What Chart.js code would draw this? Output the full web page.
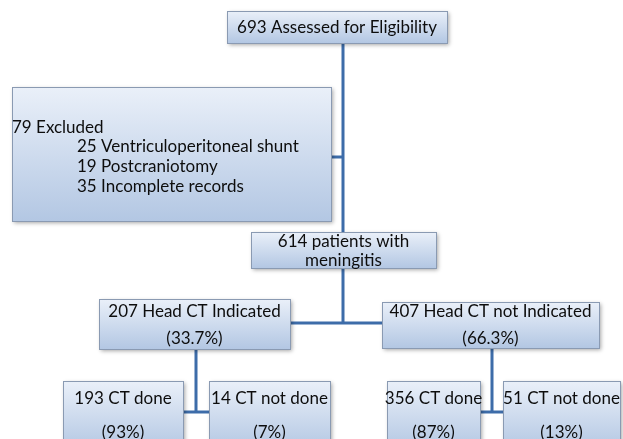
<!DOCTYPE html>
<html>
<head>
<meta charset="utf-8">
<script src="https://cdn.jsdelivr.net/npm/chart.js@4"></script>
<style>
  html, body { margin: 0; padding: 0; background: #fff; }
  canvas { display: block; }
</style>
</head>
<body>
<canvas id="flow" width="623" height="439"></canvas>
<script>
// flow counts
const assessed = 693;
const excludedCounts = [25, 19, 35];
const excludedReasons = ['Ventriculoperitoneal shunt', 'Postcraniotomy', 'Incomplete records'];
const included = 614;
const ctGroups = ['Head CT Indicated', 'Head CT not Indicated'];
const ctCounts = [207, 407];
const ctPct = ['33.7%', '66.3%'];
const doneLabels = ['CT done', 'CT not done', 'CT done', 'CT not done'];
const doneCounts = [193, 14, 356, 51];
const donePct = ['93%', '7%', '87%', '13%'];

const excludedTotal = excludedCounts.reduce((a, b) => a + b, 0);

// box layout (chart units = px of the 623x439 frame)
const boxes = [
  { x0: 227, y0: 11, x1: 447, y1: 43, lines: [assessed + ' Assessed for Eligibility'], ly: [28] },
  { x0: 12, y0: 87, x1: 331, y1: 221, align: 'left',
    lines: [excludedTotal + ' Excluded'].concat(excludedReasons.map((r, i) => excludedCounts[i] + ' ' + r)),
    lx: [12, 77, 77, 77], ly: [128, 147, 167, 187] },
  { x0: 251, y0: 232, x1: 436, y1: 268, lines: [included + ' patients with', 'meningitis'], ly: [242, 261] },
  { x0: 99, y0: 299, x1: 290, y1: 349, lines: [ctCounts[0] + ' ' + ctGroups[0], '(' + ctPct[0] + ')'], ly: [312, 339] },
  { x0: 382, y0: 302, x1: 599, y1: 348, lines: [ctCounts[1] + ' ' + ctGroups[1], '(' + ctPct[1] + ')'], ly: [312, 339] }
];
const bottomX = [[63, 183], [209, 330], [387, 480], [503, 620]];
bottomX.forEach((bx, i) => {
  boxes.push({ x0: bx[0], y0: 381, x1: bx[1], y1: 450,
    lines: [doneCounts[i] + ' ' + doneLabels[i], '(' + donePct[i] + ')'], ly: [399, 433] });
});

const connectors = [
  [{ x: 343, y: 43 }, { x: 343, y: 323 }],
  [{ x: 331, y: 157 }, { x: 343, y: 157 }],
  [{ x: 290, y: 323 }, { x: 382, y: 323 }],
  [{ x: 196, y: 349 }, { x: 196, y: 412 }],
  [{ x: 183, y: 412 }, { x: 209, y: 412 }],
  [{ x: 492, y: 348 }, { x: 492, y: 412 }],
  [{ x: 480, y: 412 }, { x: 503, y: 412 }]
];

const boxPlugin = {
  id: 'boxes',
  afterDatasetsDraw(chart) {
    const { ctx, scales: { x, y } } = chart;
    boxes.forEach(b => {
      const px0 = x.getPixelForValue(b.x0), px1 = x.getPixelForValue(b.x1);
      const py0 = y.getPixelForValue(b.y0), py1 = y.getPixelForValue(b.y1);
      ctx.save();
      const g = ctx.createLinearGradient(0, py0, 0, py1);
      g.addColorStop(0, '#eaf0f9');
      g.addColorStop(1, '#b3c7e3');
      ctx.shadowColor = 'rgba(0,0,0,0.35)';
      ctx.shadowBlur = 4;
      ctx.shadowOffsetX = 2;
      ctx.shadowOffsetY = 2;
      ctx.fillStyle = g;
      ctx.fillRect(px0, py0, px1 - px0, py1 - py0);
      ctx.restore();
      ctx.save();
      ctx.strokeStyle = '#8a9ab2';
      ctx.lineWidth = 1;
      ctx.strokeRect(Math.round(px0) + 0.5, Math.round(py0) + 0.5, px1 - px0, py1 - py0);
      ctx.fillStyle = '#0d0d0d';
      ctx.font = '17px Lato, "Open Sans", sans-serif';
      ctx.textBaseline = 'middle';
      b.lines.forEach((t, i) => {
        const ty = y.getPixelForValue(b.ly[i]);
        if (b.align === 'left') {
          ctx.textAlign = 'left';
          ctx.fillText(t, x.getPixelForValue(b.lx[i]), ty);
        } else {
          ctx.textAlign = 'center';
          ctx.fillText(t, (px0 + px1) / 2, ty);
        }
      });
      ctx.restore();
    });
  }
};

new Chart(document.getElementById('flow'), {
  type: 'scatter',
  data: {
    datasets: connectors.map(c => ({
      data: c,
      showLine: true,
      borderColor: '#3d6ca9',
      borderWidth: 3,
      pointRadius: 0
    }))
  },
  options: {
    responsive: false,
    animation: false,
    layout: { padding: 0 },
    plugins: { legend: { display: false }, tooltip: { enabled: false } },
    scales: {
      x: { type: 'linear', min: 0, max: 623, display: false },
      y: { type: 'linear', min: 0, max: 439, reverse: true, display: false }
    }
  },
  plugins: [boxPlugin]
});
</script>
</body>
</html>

• • •

EXERCISE REQUIREMENTS
Take the data above and repeat it exactly, leaving each picture out.

FULL SOLUTION
What Chart.js code would draw this? Output the full web page.
<!DOCTYPE html>
<html>
<head>
<meta charset="utf-8">
<script src="https://cdn.jsdelivr.net/npm/chart.js@4"></script>
<style>
  html, body { margin: 0; padding: 0; background: #fff; }
  canvas { display: block; }
</style>
</head>
<body>
<canvas id="flow" width="623" height="439"></canvas>
<script>
// flow counts
const assessed = 693;
const excludedCounts = [25, 19, 35];
const excludedReasons = ['Ventriculoperitoneal shunt', 'Postcraniotomy', 'Incomplete records'];
const included = 614;
const ctGroups = ['Head CT Indicated', 'Head CT not Indicated'];
const ctCounts = [207, 407];
const ctPct = ['33.7%', '66.3%'];
const doneLabels = ['CT done', 'CT not done', 'CT done', 'CT not done'];
const doneCounts = [193, 14, 356, 51];
const donePct = ['93%', '7%', '87%', '13%'];

const excludedTotal = excludedCounts.reduce((a, b) => a + b, 0);

// box layout (chart units = px of the 623x439 frame)
const boxes = [
  { x0: 227, y0: 11, x1: 447, y1: 43, lines: [assessed + ' Assessed for Eligibility'], ly: [28] },
  { x0: 12, y0: 87, x1: 331, y1: 221, align: 'left',
    lines: [excludedTotal + ' Excluded'].concat(excludedReasons.map((r, i) => excludedCounts[i] + ' ' + r)),
    lx: [12, 77, 77, 77], ly: [128, 147, 167, 187] },
  { x0: 251, y0: 232, x1: 436, y1: 268, lines: [included + ' patients with', 'meningitis'], ly: [242, 261] },
  { x0: 99, y0: 299, x1: 290, y1: 349, lines: [ctCounts[0] + ' ' + ctGroups[0], '(' + ctPct[0] + ')'], ly: [312, 339] },
  { x0: 382, y0: 302, x1: 599, y1: 348, lines: [ctCounts[1] + ' ' + ctGroups[1], '(' + ctPct[1] + ')'], ly: [312, 339] }
];
const bottomX = [[63, 183], [209, 330], [387, 480], [503, 620]];
bottomX.forEach((bx, i) => {
  boxes.push({ x0: bx[0], y0: 381, x1: bx[1], y1: 450,
    lines: [doneCounts[i] + ' ' + doneLabels[i], '(' + donePct[i] + ')'], ly: [399, 433] });
});

const connectors = [
  [{ x: 343, y: 43 }, { x: 343, y: 323 }],
  [{ x: 331, y: 157 }, { x: 343, y: 157 }],
  [{ x: 290, y: 323 }, { x: 382, y: 323 }],
  [{ x: 196, y: 349 }, { x: 196, y: 412 }],
  [{ x: 183, y: 412 }, { x: 209, y: 412 }],
  [{ x: 492, y: 348 }, { x: 492, y: 412 }],
  [{ x: 480, y: 412 }, { x: 503, y: 412 }]
];

const boxPlugin = {
  id: 'boxes',
  afterDatasetsDraw(chart) {
    const { ctx, scales: { x, y } } = chart;
    boxes.forEach(b => {
      const px0 = x.getPixelForValue(b.x0), px1 = x.getPixelForValue(b.x1);
      const py0 = y.getPixelForValue(b.y0), py1 = y.getPixelForValue(b.y1);
      ctx.save();
      const g = ctx.createLinearGradient(0, py0, 0, py1);
      g.addColorStop(0, '#eaf0f9');
      g.addColorStop(1, '#b3c7e3');
      ctx.shadowColor = 'rgba(0,0,0,0.35)';
      ctx.shadowBlur = 4;
      ctx.shadowOffsetX = 2;
      ctx.shadowOffsetY = 2;
      ctx.fillStyle = g;
      ctx.fillRect(px0, py0, px1 - px0, py1 - py0);
      ctx.restore();
      ctx.save();
      ctx.strokeStyle = '#8a9ab2';
      ctx.lineWidth = 1;
      ctx.strokeRect(Math.round(px0) + 0.5, Math.round(py0) + 0.5, px1 - px0, py1 - py0);
      ctx.fillStyle = '#0d0d0d';
      ctx.font = '17px Lato, "Open Sans", sans-serif';
      ctx.textBaseline = 'middle';
      b.lines.forEach((t, i) => {
        const ty = y.getPixelForValue(b.ly[i]);
        if (b.align === 'left') {
          ctx.textAlign = 'left';
          ctx.fillText(t, x.getPixelForValue(b.lx[i]), ty);
        } else {
          ctx.textAlign = 'center';
          ctx.fillText(t, (px0 + px1) / 2, ty);
        }
      });
      ctx.restore();
    });
  }
};

new Chart(document.getElementById('flow'), {
  type: 'scatter',
  data: {
    datasets: connectors.map(c => ({
      data: c,
      showLine: true,
      borderColor: '#3d6ca9',
      borderWidth: 3,
      pointRadius: 0
    }))
  },
  options: {
    responsive: false,
    animation: false,
    layout: { padding: 0 },
    plugins: { legend: { display: false }, tooltip: { enabled: false } },
    scales: {
      x: { type: 'linear', min: 0, max: 623, display: false },
      y: { type: 'linear', min: 0, max: 439, reverse: true, display: false }
    }
  },
  plugins: [boxPlugin]
});
</script>
</body>
</html>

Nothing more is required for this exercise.